Martin Lofsnes in "Time is Money" photo © Meems Images

Jane Dudley's "Time is Money" (1934) is not too proud to protest and it is insists that we remember.  Set to a recording of a poem by Sol Funaroff (a working class writer from New York's Lower East Side) the dancer, Martin Lofsnes, pounded through the chant ("Time is money...charred bodies in white-hot steel").
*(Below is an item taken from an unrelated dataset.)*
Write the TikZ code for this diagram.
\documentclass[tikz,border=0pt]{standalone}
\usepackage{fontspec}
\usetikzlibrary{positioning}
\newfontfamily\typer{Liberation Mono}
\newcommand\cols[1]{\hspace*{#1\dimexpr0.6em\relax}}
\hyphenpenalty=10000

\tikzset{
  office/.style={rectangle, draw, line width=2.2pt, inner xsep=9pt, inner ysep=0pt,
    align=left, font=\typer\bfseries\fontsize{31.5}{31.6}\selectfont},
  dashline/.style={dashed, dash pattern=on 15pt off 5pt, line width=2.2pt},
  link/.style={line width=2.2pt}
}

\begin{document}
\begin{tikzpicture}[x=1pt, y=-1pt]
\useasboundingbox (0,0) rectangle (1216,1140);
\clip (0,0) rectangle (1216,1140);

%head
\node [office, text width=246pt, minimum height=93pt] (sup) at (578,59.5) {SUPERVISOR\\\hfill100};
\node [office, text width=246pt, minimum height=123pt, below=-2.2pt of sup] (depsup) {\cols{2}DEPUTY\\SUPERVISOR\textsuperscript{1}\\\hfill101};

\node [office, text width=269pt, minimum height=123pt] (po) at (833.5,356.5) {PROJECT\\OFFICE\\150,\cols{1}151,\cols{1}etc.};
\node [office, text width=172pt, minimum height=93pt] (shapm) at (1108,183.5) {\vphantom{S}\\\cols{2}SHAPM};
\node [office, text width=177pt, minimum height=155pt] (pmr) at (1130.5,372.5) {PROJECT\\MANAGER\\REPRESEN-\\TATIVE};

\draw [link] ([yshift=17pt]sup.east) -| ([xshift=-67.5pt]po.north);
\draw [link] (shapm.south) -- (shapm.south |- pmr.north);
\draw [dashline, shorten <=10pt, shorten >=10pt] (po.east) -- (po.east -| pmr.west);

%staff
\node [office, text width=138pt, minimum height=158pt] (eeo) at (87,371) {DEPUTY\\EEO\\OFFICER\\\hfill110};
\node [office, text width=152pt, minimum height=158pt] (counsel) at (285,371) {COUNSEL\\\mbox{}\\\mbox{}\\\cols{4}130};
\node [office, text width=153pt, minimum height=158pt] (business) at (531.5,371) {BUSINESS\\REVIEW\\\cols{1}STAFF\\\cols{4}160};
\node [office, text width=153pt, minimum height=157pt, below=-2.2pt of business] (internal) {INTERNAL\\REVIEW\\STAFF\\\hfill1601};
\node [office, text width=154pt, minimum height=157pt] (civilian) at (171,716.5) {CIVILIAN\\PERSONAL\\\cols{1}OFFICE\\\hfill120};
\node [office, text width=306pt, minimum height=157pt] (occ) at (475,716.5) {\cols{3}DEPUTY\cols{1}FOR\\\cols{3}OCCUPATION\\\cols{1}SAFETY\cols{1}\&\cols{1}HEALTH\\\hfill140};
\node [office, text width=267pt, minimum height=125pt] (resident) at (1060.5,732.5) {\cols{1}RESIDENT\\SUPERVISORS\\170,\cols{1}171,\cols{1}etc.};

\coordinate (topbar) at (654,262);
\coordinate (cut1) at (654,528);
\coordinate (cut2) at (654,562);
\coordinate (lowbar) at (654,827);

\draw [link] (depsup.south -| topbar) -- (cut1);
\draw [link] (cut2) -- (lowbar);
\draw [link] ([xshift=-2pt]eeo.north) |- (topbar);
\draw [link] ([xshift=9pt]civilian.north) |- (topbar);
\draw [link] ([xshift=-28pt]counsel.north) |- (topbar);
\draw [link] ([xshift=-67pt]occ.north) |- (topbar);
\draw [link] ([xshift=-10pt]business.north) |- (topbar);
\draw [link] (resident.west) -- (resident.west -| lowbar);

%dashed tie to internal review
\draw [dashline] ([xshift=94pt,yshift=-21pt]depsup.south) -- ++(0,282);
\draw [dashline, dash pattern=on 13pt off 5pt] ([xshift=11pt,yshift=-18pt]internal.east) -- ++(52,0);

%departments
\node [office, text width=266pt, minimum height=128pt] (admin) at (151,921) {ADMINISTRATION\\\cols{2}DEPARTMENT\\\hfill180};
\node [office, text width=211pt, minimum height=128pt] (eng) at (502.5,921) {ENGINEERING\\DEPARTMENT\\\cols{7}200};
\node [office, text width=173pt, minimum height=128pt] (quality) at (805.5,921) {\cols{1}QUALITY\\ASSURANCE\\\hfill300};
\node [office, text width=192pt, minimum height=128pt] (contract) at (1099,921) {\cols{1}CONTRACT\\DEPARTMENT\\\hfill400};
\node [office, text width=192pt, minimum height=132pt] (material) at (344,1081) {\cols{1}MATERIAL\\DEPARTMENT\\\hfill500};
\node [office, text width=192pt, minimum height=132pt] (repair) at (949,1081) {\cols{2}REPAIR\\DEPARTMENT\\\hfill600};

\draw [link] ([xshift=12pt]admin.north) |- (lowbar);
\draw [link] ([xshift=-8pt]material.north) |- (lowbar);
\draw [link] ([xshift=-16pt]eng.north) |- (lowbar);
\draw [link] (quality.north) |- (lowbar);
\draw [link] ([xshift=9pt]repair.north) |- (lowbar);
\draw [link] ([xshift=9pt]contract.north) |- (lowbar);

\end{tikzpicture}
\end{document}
Lofsnes gave the work a passionate yet hopeful anger; this was a demand for reform, not an elegy.

Beatty's "Mourner's Bench" (1947), to the spiritual "There is a Balm in Gilead," was both an elegy and a solace (the sound of those opening vowels sung by a choir is serenity at its most potent).  Clarence Brooks danced on and around a bench, embodying the feeling of the music rather than just echoing its sound as he pushed and pulled against some unseen force, reaching for and finally attaining a hard won balance.  His peace was earned after a struggle and the choreography didn't sugar coat the effort, as his muscles (reflecting perhaps his soul) strained with a fragile but indomitable power.

Jamie Blanc's "Short Story" (2017)the most successful of the newer works, had no sugar coating either, as Christine Dakin, a former Graham dancer, encapsulated the anguish of a woman in the middle of a mental breakdown, remembering the happiness of her youth.  (It seemed to evoke one of Tennessee Williams' fragile heroines, and indeed, when I checked the program after the performance, it was inspired by Williams' one-act play, "The Lady of Larkspur Lotion".)  Dakin was phenomenal, with her faded elegance mingling with a raw and unsentimental power.  Stanley Love's irritating "Bonewash" (2004), with its approximately 30 second loop of a Laura Nyro tape playing over and over as Lisa Thurrell made vague and somewhat portentous gestures did at least frequently remind the audience that there is "Nothing like the real thing", a fitting epigraph to Dakin's dancing and to the entire evening.